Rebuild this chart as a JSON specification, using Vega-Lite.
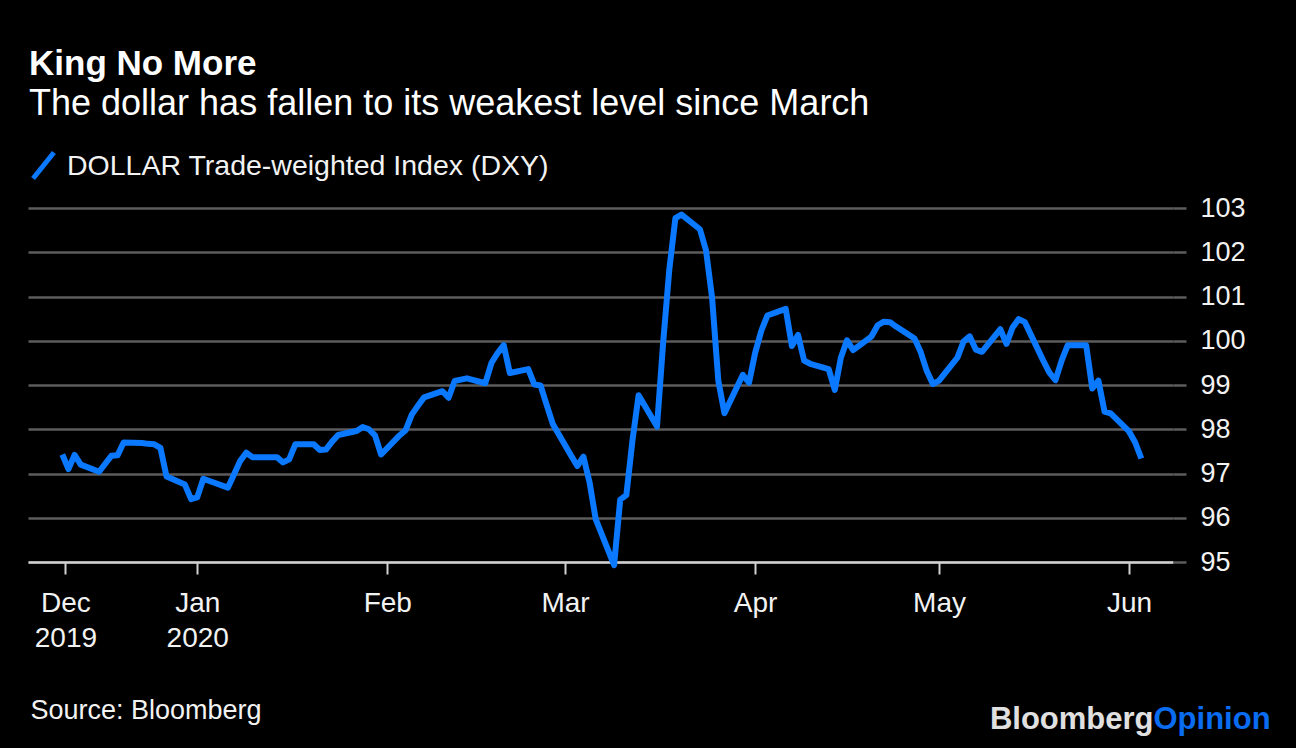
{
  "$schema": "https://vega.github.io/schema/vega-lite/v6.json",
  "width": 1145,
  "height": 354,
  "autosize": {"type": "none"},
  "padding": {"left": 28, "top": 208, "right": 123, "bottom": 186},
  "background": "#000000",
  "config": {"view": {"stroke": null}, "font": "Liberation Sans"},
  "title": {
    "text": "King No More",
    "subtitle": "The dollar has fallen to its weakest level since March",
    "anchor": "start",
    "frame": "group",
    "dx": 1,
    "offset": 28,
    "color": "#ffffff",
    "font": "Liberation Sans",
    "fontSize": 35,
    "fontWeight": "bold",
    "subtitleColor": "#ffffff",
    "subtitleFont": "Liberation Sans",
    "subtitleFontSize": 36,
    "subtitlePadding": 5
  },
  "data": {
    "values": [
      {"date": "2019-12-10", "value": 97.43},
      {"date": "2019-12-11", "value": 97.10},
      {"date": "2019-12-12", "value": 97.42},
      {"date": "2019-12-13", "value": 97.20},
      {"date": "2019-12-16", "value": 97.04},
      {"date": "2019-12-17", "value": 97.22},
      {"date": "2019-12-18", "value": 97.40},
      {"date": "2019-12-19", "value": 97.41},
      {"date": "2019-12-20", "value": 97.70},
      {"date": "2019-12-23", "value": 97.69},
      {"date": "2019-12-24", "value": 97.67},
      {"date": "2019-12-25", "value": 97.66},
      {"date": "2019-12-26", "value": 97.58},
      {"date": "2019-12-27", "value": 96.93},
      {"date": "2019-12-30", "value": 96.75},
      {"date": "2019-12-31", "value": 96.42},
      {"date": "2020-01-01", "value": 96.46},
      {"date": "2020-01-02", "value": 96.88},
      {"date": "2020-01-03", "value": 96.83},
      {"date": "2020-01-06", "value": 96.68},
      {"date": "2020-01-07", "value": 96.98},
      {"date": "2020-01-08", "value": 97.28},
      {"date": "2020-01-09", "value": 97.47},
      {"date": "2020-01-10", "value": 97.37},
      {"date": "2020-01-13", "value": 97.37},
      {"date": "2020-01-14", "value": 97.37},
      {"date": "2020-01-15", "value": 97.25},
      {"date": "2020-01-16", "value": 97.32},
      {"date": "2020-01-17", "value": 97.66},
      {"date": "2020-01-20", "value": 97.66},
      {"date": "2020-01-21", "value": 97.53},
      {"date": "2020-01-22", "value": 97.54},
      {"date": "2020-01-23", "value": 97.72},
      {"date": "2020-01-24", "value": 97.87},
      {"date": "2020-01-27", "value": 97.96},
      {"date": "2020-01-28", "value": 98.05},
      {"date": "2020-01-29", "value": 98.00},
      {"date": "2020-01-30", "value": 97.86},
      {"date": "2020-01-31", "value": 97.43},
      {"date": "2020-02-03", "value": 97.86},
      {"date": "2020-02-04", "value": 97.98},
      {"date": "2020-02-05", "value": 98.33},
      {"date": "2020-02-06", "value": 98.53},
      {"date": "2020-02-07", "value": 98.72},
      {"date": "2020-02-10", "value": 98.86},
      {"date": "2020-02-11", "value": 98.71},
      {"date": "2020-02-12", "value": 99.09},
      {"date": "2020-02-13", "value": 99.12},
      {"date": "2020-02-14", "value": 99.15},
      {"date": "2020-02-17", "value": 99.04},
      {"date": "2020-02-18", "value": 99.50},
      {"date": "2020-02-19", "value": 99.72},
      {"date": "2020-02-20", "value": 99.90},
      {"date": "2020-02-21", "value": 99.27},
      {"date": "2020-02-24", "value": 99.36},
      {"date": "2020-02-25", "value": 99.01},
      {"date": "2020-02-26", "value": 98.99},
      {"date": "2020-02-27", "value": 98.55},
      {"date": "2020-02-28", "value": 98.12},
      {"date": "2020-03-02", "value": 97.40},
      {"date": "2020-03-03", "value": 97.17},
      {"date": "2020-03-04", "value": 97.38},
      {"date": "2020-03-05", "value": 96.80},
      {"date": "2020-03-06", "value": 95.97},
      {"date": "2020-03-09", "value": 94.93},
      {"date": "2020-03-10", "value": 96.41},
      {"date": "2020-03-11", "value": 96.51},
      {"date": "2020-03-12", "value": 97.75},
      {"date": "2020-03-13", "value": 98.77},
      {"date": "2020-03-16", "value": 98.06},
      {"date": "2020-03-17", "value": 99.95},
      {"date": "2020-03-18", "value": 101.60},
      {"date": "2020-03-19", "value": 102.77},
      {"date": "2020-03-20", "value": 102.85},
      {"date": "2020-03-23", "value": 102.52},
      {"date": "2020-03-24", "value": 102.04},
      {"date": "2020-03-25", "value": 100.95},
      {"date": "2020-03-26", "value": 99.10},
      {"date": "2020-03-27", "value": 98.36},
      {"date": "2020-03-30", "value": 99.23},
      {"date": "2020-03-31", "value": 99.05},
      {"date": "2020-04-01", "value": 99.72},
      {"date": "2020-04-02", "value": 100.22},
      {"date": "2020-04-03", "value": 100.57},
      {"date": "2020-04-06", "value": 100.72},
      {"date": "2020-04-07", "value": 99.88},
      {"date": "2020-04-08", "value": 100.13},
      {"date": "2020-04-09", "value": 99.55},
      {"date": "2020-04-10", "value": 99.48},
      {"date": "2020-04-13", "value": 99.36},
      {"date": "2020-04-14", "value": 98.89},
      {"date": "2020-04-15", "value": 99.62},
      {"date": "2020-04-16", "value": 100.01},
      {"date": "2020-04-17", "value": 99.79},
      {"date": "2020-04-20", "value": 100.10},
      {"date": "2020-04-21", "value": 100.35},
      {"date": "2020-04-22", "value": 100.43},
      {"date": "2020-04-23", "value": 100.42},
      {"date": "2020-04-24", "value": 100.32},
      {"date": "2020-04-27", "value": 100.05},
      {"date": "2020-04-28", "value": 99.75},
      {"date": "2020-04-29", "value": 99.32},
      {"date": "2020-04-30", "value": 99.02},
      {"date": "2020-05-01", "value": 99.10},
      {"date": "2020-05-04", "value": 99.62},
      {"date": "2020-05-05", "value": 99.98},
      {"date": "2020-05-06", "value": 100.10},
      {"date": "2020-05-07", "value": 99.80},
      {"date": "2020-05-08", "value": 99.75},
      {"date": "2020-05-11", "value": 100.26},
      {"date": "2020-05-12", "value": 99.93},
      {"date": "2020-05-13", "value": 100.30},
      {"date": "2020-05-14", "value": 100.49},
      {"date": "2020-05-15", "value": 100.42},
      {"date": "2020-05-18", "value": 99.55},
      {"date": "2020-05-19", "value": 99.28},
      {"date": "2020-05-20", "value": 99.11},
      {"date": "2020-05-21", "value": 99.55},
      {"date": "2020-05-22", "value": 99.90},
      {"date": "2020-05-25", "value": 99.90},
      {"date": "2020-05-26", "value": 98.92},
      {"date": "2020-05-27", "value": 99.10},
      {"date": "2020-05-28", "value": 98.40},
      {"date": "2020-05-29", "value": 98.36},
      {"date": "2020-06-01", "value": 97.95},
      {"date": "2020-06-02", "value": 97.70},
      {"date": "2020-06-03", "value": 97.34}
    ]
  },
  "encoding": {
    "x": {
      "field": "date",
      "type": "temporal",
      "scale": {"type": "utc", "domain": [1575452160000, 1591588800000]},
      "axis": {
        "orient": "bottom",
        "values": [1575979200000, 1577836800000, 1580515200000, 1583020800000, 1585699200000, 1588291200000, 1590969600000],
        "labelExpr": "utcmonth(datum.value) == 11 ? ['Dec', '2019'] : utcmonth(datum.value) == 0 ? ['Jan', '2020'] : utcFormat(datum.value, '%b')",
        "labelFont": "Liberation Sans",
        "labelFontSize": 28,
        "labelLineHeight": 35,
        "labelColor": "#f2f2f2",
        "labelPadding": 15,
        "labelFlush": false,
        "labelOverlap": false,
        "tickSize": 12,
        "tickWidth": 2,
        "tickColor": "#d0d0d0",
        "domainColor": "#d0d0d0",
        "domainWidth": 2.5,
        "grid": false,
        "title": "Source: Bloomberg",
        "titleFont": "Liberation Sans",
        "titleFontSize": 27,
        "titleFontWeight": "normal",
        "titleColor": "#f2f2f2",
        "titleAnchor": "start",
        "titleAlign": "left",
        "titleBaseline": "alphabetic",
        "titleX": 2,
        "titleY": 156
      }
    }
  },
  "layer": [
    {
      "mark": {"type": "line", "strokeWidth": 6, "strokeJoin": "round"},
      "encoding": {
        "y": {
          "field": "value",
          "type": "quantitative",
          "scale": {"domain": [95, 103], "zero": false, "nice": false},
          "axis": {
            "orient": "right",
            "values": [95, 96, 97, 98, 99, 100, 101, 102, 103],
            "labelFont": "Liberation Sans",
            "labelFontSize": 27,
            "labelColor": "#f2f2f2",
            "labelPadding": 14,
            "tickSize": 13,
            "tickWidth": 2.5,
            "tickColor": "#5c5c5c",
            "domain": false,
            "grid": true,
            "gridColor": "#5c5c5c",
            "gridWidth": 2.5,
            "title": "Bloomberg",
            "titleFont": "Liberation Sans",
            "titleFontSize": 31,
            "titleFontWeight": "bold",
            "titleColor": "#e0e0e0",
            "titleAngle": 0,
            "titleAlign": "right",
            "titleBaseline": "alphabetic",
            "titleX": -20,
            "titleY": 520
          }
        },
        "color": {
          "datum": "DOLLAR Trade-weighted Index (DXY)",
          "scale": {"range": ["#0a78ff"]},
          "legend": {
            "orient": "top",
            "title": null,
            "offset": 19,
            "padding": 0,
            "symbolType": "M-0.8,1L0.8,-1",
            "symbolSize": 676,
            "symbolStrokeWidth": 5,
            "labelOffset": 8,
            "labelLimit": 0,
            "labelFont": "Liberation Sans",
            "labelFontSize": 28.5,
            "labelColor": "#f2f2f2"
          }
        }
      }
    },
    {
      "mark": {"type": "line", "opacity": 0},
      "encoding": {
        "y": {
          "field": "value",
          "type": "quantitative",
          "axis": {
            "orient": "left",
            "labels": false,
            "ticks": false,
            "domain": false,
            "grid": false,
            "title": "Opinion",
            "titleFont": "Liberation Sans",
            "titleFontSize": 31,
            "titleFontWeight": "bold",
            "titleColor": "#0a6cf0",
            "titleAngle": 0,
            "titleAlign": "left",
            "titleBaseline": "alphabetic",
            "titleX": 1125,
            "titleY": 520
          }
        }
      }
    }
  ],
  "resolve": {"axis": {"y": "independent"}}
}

━━━━━━━━

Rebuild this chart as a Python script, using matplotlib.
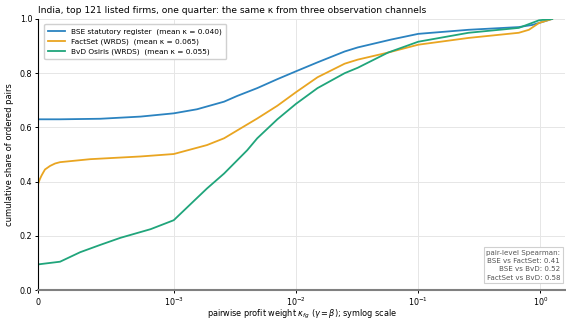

━━━━━━━━

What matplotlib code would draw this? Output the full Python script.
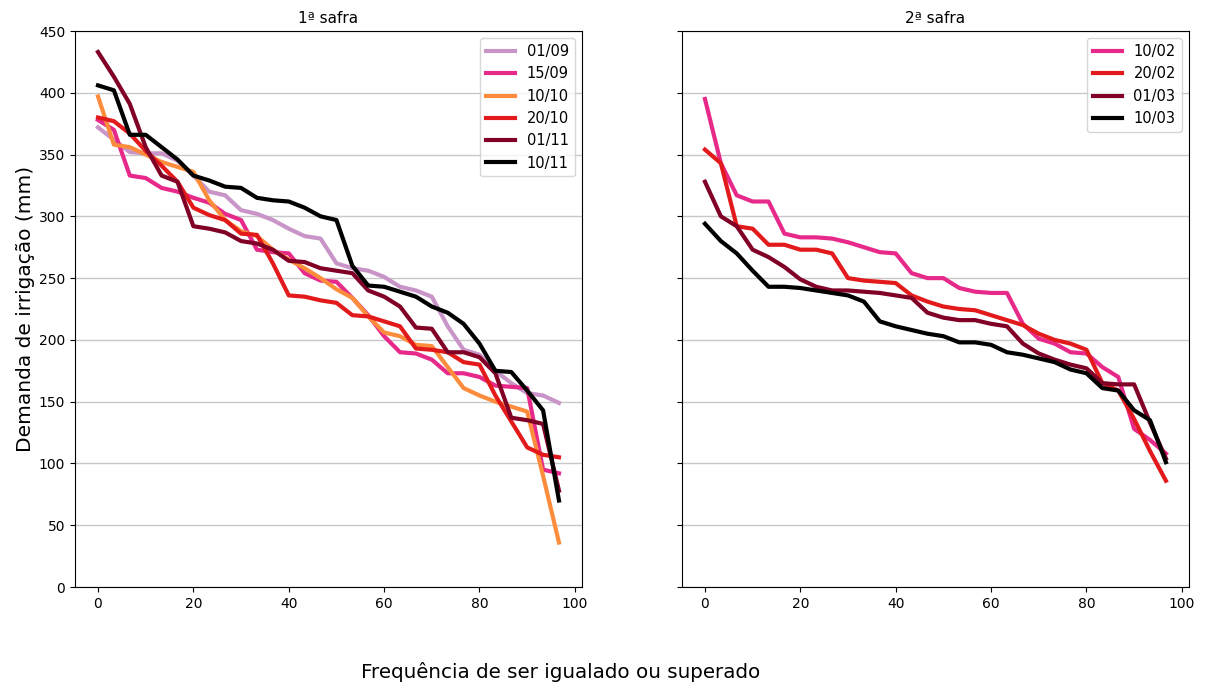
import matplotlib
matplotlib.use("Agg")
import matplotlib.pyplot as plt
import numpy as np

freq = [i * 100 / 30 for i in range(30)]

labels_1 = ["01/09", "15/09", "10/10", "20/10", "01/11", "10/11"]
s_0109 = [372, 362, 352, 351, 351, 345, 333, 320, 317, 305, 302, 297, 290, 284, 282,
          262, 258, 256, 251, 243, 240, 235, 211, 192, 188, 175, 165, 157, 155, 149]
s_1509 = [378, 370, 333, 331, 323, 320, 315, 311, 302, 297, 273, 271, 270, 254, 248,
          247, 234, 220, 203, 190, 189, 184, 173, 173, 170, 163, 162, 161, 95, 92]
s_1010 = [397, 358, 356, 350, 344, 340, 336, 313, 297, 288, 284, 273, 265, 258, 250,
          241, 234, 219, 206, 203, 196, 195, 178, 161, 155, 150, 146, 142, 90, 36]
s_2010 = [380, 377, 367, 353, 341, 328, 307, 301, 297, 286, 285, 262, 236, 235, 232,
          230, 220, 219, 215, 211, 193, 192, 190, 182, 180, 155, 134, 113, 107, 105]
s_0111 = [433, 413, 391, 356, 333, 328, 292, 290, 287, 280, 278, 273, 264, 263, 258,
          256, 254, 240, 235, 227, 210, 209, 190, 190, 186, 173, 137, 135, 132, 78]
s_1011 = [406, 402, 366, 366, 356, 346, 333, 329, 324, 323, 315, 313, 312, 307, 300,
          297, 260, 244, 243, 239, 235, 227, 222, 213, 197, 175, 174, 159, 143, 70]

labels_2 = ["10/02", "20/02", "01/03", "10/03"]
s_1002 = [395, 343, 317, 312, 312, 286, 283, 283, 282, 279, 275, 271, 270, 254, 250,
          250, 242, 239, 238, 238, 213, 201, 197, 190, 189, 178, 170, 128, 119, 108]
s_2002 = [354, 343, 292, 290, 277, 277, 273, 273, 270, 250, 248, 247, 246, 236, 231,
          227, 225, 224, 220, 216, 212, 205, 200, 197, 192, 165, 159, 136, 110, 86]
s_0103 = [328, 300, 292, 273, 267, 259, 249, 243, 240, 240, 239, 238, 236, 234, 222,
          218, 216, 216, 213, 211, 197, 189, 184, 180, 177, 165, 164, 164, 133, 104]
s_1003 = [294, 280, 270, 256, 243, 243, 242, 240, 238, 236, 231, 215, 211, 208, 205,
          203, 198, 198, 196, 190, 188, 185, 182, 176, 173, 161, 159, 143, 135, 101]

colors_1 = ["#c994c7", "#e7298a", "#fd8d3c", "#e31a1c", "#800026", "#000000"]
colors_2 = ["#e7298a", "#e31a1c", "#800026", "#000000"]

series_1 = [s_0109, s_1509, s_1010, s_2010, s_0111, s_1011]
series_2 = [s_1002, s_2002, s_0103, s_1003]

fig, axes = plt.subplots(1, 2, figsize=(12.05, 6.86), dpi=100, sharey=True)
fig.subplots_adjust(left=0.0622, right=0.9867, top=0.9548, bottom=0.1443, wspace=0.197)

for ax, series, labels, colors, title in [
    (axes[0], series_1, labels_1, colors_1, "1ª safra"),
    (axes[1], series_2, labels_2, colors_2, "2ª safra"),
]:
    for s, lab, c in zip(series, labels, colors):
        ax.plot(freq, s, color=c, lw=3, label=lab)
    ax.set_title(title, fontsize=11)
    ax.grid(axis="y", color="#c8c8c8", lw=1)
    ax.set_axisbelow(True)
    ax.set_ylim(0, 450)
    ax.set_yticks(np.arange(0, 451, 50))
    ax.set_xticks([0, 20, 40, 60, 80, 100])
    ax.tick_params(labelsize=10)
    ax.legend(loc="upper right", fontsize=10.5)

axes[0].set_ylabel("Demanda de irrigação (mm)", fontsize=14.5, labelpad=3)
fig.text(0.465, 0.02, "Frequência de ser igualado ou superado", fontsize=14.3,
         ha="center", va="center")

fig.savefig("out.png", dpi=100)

━━━━━━━━

# [Task prompt]
Repeat only the lines running from "What matplotlib code" to "freq = [i * 100 / 30 for i in range(30)]", ends included, and leave the pictures out.

# [Written answer]
What matplotlib code would draw this? Output the full Python script.
import matplotlib
matplotlib.use("Agg")
import matplotlib.pyplot as plt
import numpy as np

freq = [i * 100 / 30 for i in range(30)]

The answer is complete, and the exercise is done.